The event was inaugurated by Minister Pampha Bhusal, Minister of Energy, Water Resources and Irrigation, Government of Nepal. “Natural resources are critical to socio-economic development; water resources being one of them. We are committed to managing this resource effectively and efficiently. NEXUS Gains can offer a comprehensive framework by considering water, energy, food, and ecosystem nexus,” said Hon. Minister Bhusal.

During the workshop, participants shared their thoughts on opportunities and challenges to promote and institutionalize the WEFE Nexus approach in Nepal and identify potential activities within the framework of the NEXUS Gains initiative in the Ganges basin. Participants also emphasized local solutions to the challenges facing the water, energy, food, and ecosystem transformation while exploring how the transformation of these systems for equitable food, energy, and water security can be achieved in the Ganges basin in general, and Nepal in particular.

Similarly, Juddha Gurung, a member of the National Natural Resources and Fiscal Commission, emphasized that “All sectors must work together in an integrated way, and programs like NEXUS Gains should support generating evidence, tools, and approaches for enabling greater systems thinking at the field and basin levels”, he said.

Saloni Pradhan Singh, a member of the National Planning Commission, emphasized that climate change will impact all sectors, but will have a differentiated impact on different social groups. Consequently, she said, approaches like the WEFE nexus should highlight how we can minimize the impact of climate change on vulnerable groups including women, and children.

Dipak Gyawali, an academic at the Nepal Academy of Science and Technology and a former Minister of Water Resources moderated an interactive panel discussion on “A journey to the water, energy, food, and ecosystem (WEFE) nexus approach for achieving sustainable growth and inclusive development in Nepal’’ chaired by Sagar Kumar Rai, Secretary, Ministry of Energy, Water Resources and Irrigations. One of the panelists, Dr. Bimala Rai Paudyal, Honorable Member of the National Assembly at the Federal Parliament of Nepal emphasized the need to bridge the gap between policymakers and research scientists so that policy is driven by more evidence and data. In reflecting on the feminization of work in Nepal, she also highlighted the need to move from a vulnerability perspective to an ‘agency’ approach to recognize women not as vulnerable groups, but as change agents and they need to be engaged as key actors of nexus approach and practices.

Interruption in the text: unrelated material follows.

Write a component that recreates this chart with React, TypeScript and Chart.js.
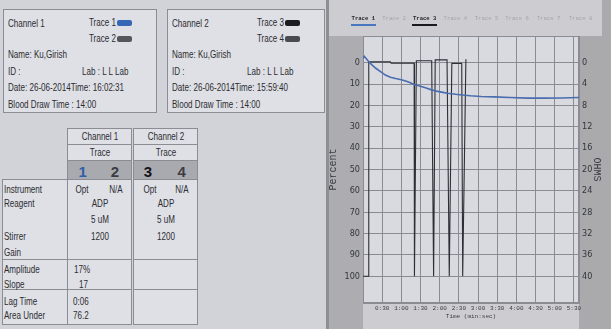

“We have no time to lose,” added Prof. Stefan Uhlenbrook, Initiative Lead for NEXUS Gains. “Inclusive, sustainable development requires integrated management WEFE systems. This is also critical to build climate resilience.” Dr. Manohara Khadka, Country Representative, IWMI-Nepal, also noted that integrated management of water, energy, land, food, forests and biodiversity resources in a climate crisis can support achieving socio-economic transformation and gender equality.  For those reasons, NEXUS Gains will support the agency of women, youth, and marginalized groups as important actors of the WEFE governance.

Delivering the closing remarks at the inception workshop, Susheel C. Acharya, Director General, Department of Water Resources, and Irrigation, emphasized that the NEXUS approach to water resources development considering food energy and ecosystem is more relevant in Nepal’s context.